Two types of Bacillus subtilis tetA(L) deletion strains reveal the physiological importance of TetA(L) in K+ acquisition as well as in Na+, alkali, and tetracycline resistance

The chromosomally encoded TetA(L) protein of Bacillus subtilis is a multifunctional tetracycline-metal/H+ antiporter that also exhibits monovalent cation/H+ antiport activity and a net K+ uptake mode. In this study, B. subtilis mutant strains JC112 and JC112C were found to be representative of two phenotypic types of tetA (L) deletion strains that are generated in the same selection. Both strains exhibited increased sensitivity to low tetracycline concentrations as expected. The mutants also had significantly reduced ability to grow in media containing low concentrations of K+, indicating that the net K+ uptake mode is of physiological consequence; the deficit in JC112 was greater than in JC112C, JC112 also exhibited (i) greater impairment of Na+- or K+-dependent growth at pH 8.3 than JC112C and (ii) a greater degree of Co+2 as well as Na+ sensitivity. Studies were initiated to explore the possibility of two different patterns of compensatory changes in other ion-translocating transporters in these mutants.
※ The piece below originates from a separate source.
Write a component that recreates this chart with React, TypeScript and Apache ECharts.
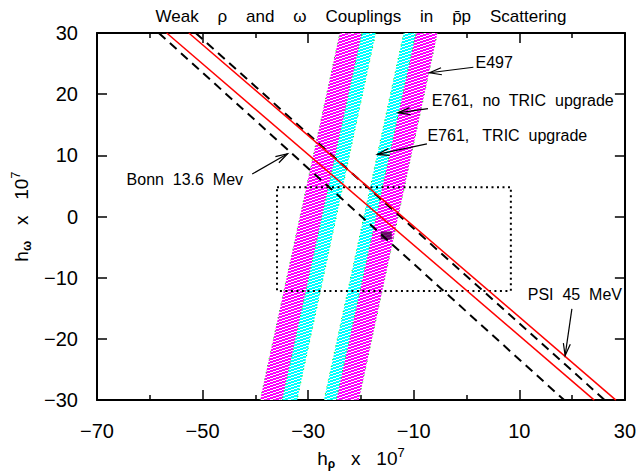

Increased expression of two loci has thus far been shown. Increased expression of czcD-trk-A, a locus with a proposed involvement in K+ uptake, occurred in both mutants. The increase was highest in the presence of Co2+ and was higher in JC112 than in JC112C. Deletion of czcD-trkA resulted in diminished growth of the wild-type and both mutant strains at low [K+], supporting a significant role for this locus in K+ uptake. Expression of yheL, which is a homologue of the Na+/H+ antiporter-encoding nhaC gene from Bacillus firmus OF4, was also increased in both tetA(L) deletion strains, again with higher up-regulation in JC112. The phenotypes resulting from deletion of yheL were consistent with a modest role for YheL in Na+-dependent pH homeostasis in the wild type. No major role for YheL was indicated in the mutants in spite of the overexpression. The studies underscore the multiple physiological functions of TetA(L), including tetracycline, Na+, and alkali resistance and K+ acquisition. The studies also reveal and begin to detail the complexity of the response to mutational loss of these functions.